The blog is written by a team, who may or may not be JPs, but all of whom are interested in the Magistrates' Courts.

Thursday, March 01, 2007

Ten Weeks For Tart - Caution for Punter

From The Times:
A cyclist who picked up a prostitute on a street corner could not be prosecuted for kerb crawling because he was not in a car, a court was told yesterday.
The 21-year-old man paid Lesley Cole £20 for sex after stopping his bicycle in a red-light area. He wheeled his push bike to the rear of a nearby electricity substation in Boscombe, Dorset, and Cole followed.
Soon afterwards, the pair were spotted in a compromising position by a policeman and both were arrested.
The cyclist was let off when the officers checked the law on kerb crawling and realised that it states that an offender has to be in a motor car.

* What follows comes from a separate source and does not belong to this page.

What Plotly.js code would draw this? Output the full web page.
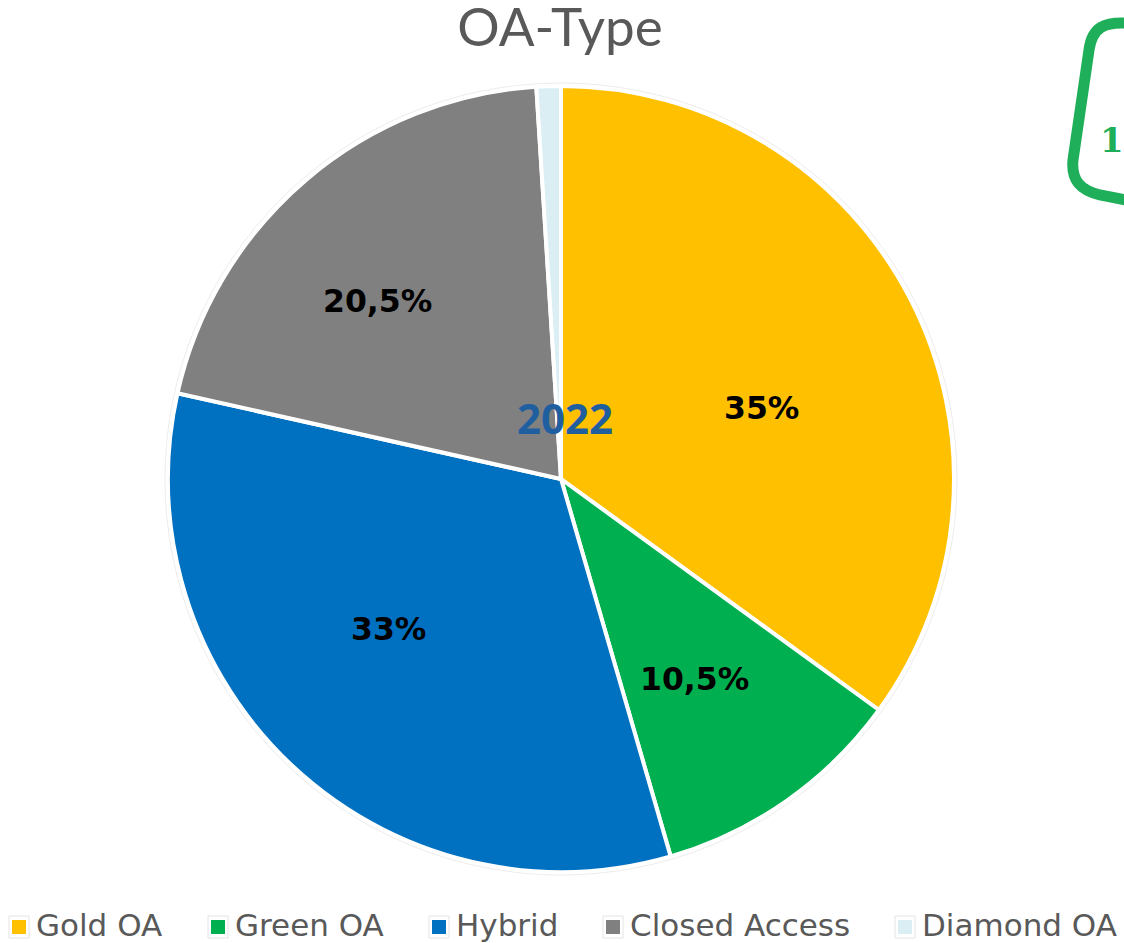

Although people on foot can be prosecuted for kerb crawling under the Sexual Offences Act 1985, it must be proved that they have done so “persistently”.
Cole’s client was therefore released with a caution for outraging public decency.
Cole, 25, was charged with the same offence and was jailed for ten weeks.
Bournemouth Crown Court was told that Cole was caught as part of a crackdown on prostitution codenamed Operation Planet on October 5 last year. Although she was jailed she was released immediately because she had already served 89 days behind bars.
Inspector Mark Kelly, of Boscombe police, said: “He was arrested at the time on suspicion of kerb crawling. But the law on kerb crawling states that it is a person in a motor vehicle, and a bike doesn’t count as a motor vehicle.
“There is another part of the Act whereby anybody can be guilty of kerb crawling with or without a car, but it has to be done persistently.
“Although in this case he solicited the woman for prostitution, he hadn’t done it persistently, and so received a caution.”